Task objective:
Find the word "matplotlib" in the listing; pull out each line holding it.

[begin Information shown]

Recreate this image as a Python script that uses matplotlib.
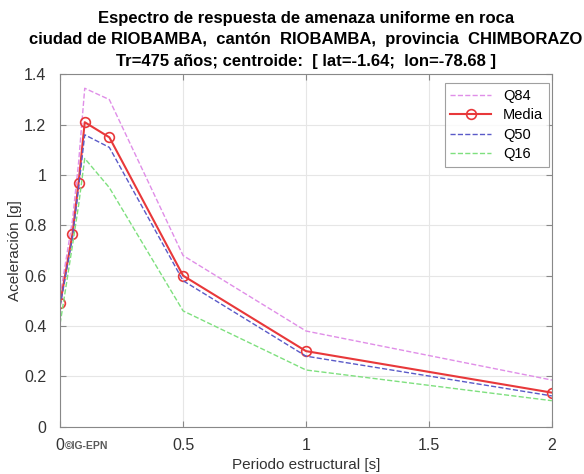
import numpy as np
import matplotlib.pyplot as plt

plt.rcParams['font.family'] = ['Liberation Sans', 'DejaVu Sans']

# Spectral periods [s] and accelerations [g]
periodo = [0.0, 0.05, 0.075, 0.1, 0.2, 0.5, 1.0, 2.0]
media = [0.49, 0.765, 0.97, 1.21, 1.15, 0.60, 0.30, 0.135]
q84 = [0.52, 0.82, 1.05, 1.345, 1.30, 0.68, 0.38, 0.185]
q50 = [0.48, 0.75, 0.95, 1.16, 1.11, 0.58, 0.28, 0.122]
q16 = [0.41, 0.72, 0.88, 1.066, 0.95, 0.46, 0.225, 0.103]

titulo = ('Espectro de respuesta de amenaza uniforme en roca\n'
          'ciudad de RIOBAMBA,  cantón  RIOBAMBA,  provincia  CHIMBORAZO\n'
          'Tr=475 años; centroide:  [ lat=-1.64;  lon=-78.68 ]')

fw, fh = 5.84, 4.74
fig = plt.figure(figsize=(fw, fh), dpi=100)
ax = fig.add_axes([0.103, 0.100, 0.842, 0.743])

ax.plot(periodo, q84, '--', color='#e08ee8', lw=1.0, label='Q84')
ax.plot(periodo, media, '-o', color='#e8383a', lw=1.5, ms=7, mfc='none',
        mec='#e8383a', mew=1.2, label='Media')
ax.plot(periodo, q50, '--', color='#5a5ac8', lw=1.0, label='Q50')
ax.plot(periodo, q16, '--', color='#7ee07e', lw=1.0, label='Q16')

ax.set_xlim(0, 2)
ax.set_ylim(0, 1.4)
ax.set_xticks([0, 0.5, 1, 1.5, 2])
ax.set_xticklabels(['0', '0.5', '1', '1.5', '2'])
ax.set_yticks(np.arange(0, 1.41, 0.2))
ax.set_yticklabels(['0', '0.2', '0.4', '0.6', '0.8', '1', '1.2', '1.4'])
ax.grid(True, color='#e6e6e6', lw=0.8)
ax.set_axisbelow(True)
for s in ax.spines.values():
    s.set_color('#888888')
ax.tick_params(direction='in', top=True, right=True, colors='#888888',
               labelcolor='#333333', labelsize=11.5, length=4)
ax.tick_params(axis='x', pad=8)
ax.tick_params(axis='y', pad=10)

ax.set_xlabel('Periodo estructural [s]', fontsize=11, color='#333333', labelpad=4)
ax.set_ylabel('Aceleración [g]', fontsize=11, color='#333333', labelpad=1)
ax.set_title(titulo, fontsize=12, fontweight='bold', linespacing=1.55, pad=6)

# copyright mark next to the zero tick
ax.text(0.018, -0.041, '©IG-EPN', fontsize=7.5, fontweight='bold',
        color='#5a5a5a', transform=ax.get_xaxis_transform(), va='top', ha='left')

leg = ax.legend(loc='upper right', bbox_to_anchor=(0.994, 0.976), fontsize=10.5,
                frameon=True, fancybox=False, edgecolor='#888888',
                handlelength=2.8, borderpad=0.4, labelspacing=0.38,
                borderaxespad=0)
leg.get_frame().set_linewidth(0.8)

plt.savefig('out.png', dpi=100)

[end Information shown]

Solution:
Recreate this image as a Python script that uses matplotlib.
import matplotlib.pyplot as plt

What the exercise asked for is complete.